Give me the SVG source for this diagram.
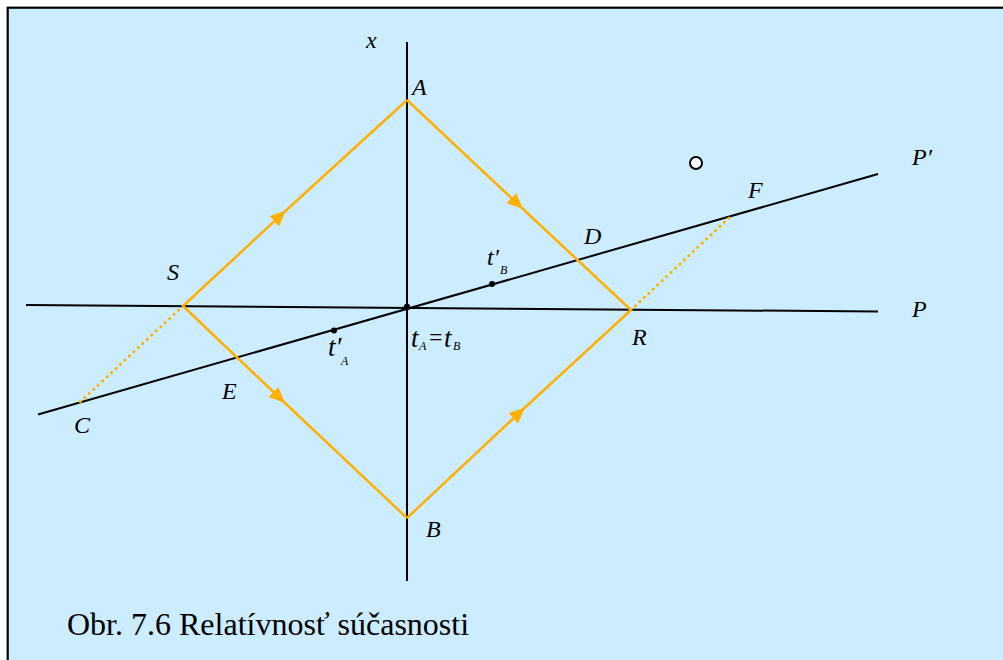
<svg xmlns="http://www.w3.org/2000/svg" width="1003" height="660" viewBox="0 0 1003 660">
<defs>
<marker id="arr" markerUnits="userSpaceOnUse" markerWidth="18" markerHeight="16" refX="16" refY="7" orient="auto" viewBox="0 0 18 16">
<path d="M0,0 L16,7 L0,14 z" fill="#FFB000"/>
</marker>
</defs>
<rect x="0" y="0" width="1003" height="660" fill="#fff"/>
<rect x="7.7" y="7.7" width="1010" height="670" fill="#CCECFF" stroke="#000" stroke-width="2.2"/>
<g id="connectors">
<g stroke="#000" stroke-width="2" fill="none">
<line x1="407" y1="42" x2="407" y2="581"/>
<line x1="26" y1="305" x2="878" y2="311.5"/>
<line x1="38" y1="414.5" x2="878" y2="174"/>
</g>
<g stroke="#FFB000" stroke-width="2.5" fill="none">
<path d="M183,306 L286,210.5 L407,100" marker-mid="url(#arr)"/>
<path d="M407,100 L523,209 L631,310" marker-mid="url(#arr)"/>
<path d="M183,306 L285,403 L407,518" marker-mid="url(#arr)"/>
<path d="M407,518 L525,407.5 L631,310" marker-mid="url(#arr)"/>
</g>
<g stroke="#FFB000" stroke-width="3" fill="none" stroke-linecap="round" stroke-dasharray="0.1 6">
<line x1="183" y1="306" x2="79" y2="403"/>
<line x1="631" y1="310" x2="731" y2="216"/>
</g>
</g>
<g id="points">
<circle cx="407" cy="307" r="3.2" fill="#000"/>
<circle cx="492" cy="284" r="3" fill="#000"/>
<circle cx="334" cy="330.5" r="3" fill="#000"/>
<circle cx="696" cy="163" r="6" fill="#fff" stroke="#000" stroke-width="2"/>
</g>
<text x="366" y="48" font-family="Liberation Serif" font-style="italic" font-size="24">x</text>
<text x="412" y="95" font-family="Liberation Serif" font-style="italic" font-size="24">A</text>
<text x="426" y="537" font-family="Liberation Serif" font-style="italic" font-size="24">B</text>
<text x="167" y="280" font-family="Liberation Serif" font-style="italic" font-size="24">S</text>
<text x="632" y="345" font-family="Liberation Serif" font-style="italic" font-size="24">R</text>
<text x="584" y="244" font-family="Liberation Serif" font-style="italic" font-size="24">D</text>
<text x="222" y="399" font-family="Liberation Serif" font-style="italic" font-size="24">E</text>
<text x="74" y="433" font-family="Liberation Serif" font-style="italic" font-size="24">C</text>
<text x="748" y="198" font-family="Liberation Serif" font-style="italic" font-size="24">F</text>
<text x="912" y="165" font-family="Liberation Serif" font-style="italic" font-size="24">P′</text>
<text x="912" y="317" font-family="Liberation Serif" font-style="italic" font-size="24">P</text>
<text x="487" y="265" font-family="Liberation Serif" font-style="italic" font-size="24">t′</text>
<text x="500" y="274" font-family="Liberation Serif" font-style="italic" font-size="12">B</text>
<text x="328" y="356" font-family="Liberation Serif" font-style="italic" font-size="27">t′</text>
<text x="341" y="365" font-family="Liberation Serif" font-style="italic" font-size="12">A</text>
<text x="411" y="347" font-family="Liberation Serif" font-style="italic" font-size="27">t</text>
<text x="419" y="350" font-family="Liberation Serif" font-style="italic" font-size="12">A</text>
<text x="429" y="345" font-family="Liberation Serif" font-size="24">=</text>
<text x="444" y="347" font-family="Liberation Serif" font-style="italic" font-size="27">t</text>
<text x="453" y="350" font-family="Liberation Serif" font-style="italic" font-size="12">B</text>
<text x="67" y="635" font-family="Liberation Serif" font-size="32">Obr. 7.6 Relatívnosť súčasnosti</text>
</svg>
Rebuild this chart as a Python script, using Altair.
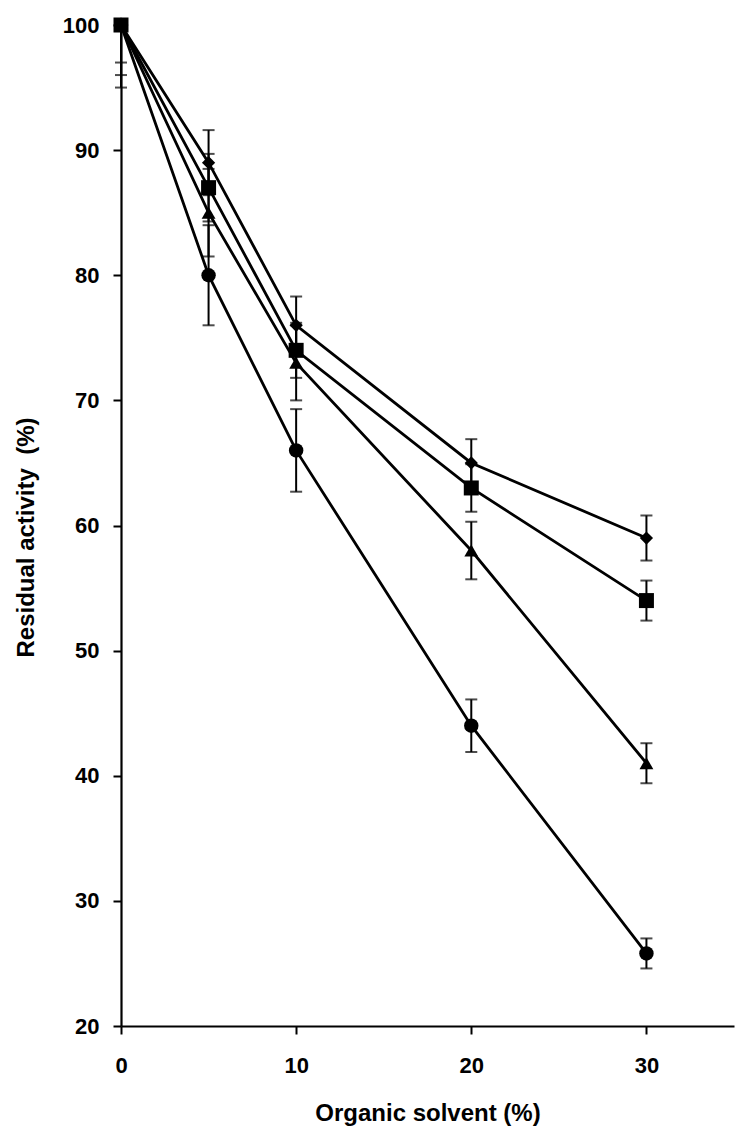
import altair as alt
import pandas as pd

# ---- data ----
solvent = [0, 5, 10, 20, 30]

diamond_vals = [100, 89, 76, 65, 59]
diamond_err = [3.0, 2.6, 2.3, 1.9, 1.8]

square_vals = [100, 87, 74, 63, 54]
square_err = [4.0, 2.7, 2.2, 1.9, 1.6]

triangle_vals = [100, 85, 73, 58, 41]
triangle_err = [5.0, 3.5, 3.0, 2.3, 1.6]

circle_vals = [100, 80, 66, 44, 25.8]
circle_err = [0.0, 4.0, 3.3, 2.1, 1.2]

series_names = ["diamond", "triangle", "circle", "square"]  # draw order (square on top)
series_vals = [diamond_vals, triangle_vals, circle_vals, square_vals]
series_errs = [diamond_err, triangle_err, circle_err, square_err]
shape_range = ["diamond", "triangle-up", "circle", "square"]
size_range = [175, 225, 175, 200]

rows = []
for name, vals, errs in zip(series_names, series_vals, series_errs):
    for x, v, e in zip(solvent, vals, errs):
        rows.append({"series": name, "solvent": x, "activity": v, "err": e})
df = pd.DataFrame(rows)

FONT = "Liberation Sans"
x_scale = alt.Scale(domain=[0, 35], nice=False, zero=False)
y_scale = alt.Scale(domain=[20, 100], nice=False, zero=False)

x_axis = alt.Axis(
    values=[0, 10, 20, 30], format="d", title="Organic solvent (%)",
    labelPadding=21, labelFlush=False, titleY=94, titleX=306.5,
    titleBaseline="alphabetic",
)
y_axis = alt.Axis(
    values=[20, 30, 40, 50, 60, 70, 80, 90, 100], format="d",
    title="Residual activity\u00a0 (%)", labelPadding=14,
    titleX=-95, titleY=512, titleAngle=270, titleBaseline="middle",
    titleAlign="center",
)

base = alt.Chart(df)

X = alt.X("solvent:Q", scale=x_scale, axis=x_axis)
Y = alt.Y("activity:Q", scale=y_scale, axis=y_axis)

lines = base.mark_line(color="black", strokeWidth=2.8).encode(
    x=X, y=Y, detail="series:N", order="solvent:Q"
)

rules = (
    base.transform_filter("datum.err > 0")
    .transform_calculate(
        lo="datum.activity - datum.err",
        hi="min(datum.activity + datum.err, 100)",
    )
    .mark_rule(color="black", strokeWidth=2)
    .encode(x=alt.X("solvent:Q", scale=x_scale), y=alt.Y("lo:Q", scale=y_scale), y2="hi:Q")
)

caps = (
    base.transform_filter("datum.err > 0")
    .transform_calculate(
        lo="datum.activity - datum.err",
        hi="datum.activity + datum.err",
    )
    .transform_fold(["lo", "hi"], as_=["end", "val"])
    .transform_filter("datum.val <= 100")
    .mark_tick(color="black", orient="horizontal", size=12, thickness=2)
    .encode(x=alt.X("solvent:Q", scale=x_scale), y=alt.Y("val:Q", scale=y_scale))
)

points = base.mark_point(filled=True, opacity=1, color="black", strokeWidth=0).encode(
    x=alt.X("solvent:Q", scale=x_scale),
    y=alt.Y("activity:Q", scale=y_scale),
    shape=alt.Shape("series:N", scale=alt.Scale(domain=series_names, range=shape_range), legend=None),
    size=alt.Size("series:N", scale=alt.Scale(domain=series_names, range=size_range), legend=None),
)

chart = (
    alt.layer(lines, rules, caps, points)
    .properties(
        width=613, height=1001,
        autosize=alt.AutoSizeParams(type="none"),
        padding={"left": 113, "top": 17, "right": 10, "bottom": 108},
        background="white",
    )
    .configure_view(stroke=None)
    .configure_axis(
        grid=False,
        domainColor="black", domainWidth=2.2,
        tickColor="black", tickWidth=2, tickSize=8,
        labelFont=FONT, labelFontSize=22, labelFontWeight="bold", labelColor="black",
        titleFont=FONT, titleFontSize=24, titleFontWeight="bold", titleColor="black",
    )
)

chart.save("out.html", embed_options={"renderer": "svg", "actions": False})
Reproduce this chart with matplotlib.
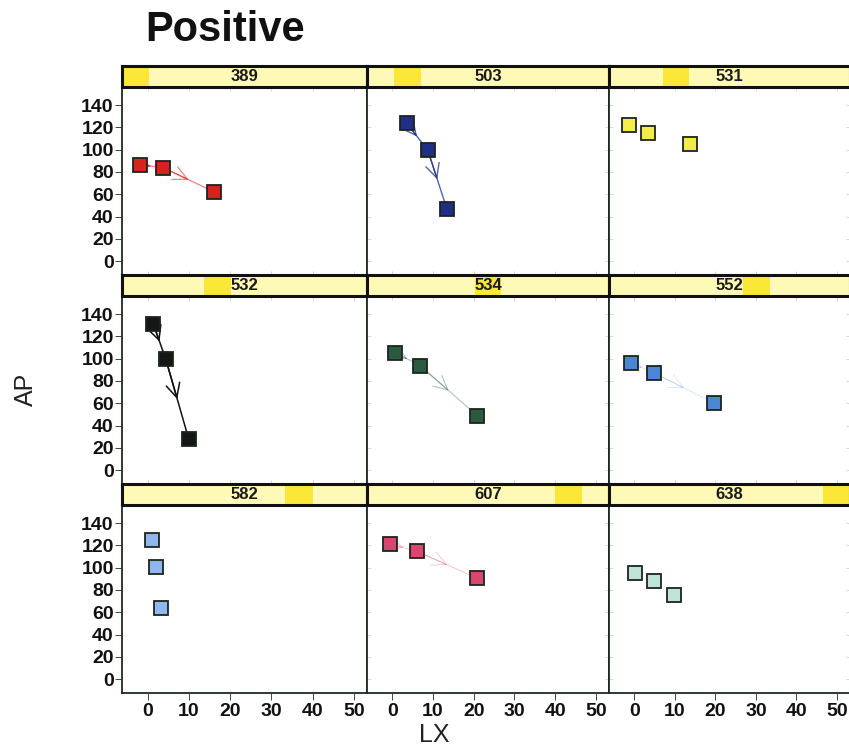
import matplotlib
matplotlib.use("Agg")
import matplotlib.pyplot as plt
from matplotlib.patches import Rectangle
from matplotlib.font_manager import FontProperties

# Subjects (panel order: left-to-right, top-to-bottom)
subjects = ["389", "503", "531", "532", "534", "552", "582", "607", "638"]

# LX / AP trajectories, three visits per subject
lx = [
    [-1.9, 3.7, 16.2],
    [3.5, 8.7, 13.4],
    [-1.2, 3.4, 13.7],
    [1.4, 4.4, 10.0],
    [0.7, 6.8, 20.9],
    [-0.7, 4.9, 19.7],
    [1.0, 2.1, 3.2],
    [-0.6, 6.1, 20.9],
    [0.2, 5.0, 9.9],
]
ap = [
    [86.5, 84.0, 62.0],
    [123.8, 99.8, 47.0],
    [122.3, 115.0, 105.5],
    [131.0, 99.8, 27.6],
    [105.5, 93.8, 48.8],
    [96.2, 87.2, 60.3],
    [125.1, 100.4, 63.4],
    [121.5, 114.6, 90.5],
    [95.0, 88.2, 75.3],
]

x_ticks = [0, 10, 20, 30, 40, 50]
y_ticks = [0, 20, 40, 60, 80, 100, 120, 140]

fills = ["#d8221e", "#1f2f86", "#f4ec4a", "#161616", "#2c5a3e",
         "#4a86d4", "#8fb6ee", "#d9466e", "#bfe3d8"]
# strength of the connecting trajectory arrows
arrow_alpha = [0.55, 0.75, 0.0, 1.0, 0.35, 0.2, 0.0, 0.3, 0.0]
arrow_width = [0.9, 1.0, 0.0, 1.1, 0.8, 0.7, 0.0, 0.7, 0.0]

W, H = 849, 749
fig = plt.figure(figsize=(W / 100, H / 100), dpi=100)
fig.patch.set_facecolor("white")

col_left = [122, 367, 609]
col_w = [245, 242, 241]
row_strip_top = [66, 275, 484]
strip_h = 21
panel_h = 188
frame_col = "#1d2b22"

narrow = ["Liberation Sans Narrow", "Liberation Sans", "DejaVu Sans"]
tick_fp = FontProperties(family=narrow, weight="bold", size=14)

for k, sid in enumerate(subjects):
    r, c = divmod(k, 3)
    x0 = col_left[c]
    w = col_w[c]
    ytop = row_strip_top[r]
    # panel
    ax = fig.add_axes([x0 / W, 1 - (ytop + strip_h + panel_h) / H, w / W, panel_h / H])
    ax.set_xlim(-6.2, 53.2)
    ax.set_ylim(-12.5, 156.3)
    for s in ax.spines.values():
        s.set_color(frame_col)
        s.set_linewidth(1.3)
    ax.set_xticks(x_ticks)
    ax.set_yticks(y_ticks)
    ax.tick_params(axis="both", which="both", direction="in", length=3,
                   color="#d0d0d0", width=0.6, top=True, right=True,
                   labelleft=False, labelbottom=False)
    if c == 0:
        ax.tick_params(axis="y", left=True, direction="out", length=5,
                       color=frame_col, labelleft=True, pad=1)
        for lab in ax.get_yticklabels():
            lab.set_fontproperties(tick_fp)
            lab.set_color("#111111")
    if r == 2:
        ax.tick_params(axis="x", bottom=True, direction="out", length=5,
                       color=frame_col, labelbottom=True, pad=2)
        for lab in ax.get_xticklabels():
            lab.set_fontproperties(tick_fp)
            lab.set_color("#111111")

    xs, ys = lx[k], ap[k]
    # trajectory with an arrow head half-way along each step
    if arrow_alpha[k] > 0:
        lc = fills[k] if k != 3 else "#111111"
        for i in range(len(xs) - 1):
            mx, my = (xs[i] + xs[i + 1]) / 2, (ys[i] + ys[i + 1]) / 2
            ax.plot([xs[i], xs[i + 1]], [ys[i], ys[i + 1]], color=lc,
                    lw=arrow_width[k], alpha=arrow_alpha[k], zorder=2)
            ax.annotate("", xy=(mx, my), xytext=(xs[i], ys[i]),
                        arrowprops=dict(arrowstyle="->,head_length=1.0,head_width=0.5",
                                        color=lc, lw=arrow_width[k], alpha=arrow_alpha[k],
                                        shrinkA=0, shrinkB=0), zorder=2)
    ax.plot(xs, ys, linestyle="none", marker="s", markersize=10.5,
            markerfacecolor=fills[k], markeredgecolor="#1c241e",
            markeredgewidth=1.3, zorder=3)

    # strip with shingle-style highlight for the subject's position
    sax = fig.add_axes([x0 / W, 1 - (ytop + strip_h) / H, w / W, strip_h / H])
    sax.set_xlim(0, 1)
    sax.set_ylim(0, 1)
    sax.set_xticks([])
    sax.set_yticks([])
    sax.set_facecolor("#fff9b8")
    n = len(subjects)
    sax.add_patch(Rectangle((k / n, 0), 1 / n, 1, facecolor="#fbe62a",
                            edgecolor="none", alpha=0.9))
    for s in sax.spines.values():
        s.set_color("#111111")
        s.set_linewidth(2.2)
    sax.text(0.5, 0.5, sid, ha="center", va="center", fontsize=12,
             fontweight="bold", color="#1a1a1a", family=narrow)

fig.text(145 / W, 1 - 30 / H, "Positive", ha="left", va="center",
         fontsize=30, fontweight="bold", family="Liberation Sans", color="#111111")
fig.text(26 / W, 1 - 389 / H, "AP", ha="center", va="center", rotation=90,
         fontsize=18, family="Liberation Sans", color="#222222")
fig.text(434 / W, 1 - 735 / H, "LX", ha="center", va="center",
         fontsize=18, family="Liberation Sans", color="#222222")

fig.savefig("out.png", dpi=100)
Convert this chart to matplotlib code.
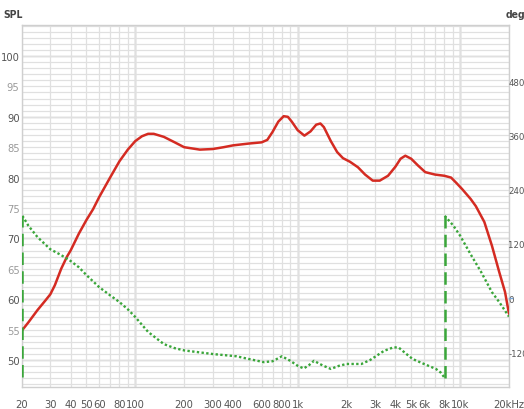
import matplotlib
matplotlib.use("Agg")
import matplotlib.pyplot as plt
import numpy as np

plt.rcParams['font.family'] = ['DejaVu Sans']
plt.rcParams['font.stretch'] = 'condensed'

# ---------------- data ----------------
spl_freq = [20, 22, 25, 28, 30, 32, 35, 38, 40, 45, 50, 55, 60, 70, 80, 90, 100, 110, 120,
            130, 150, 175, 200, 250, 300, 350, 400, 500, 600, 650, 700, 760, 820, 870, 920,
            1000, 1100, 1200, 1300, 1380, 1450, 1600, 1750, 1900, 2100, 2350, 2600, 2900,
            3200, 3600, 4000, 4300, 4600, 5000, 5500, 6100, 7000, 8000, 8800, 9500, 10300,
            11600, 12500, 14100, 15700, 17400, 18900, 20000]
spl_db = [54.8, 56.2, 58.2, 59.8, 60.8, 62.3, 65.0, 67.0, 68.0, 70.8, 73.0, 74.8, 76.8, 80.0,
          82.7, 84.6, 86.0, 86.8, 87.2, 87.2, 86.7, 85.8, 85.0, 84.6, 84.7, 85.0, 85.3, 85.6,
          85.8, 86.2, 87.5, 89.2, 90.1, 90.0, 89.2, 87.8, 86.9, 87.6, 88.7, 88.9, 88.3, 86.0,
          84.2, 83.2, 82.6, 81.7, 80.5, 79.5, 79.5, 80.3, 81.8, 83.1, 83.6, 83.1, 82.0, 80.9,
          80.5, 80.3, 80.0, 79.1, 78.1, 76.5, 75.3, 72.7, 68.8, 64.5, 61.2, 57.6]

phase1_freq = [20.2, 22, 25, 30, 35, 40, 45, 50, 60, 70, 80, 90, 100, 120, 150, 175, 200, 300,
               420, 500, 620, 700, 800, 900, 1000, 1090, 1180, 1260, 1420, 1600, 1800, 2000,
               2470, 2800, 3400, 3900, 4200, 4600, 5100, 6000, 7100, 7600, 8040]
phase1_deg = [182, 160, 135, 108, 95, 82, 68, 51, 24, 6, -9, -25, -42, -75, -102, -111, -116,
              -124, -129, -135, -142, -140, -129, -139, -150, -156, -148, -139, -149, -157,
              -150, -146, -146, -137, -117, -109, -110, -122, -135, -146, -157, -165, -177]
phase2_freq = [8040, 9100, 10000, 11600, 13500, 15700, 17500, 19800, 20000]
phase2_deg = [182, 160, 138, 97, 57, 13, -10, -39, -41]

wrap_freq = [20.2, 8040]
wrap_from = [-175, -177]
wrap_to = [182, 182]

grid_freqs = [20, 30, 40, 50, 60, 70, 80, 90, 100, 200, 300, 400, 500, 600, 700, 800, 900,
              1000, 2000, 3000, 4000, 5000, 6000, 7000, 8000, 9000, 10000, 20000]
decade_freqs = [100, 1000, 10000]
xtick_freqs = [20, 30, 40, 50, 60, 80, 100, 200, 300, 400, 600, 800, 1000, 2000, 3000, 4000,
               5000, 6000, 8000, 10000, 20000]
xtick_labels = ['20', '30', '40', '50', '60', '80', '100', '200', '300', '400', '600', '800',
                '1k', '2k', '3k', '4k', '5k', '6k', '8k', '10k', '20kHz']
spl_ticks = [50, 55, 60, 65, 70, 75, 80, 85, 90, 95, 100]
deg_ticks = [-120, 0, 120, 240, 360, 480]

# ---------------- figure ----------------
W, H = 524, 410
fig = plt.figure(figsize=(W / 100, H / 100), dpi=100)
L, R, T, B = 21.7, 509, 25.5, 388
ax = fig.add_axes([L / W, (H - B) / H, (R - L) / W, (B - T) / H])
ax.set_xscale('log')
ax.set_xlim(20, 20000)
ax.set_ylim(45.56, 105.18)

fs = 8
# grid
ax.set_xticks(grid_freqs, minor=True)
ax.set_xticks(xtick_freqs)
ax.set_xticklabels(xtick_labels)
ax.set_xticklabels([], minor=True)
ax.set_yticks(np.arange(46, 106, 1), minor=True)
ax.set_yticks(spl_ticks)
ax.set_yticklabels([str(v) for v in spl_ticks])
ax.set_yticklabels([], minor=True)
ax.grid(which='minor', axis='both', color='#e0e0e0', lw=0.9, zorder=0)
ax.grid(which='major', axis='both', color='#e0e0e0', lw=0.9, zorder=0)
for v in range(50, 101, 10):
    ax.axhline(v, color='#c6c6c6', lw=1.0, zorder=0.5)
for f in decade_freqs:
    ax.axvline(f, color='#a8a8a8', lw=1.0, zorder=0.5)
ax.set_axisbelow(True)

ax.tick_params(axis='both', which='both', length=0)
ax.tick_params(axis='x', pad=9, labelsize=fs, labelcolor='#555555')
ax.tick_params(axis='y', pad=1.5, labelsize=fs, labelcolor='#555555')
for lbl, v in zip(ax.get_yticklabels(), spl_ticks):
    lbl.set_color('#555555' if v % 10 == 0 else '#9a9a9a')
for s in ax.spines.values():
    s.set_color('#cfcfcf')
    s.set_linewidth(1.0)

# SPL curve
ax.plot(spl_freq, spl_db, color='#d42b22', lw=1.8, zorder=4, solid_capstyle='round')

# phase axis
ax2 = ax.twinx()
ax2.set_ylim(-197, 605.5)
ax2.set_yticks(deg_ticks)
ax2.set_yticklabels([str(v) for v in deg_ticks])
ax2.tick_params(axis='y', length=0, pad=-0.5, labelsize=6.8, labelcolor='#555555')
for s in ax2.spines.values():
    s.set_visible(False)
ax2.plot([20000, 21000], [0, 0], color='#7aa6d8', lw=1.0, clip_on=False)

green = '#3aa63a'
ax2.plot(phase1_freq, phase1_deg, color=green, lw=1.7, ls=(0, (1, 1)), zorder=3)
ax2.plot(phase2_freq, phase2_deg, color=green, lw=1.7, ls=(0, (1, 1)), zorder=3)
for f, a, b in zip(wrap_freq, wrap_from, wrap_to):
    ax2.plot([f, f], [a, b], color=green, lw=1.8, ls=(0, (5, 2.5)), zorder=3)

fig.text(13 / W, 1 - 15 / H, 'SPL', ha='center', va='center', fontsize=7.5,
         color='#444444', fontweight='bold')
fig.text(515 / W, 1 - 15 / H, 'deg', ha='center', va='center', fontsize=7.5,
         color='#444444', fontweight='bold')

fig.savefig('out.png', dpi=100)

What you need to do: Beginning at the line above that contains "Reproduce this chart with matplotlib.", repeat each line exactly through the one that contains "y_ticks = [0, 20, 40, 60, 80, 100, 120, 140]", and leave out the pictures.

Reply to the exercise:
Reproduce this chart with matplotlib.
import matplotlib
matplotlib.use("Agg")
import matplotlib.pyplot as plt
from matplotlib.patches import Rectangle
from matplotlib.font_manager import FontProperties

# Subjects (panel order: left-to-right, top-to-bottom)
subjects = ["389", "503", "531", "532", "534", "552", "582", "607", "638"]

# LX / AP trajectories, three visits per subject
lx = [
    [-1.9, 3.7, 16.2],
    [3.5, 8.7, 13.4],
    [-1.2, 3.4, 13.7],
    [1.4, 4.4, 10.0],
    [0.7, 6.8, 20.9],
    [-0.7, 4.9, 19.7],
    [1.0, 2.1, 3.2],
    [-0.6, 6.1, 20.9],
    [0.2, 5.0, 9.9],
]
ap = [
    [86.5, 84.0, 62.0],
    [123.8, 99.8, 47.0],
    [122.3, 115.0, 105.5],
    [131.0, 99.8, 27.6],
    [105.5, 93.8, 48.8],
    [96.2, 87.2, 60.3],
    [125.1, 100.4, 63.4],
    [121.5, 114.6, 90.5],
    [95.0, 88.2, 75.3],
]

x_ticks = [0, 10, 20, 30, 40, 50]
y_ticks = [0, 20, 40, 60, 80, 100, 120, 140]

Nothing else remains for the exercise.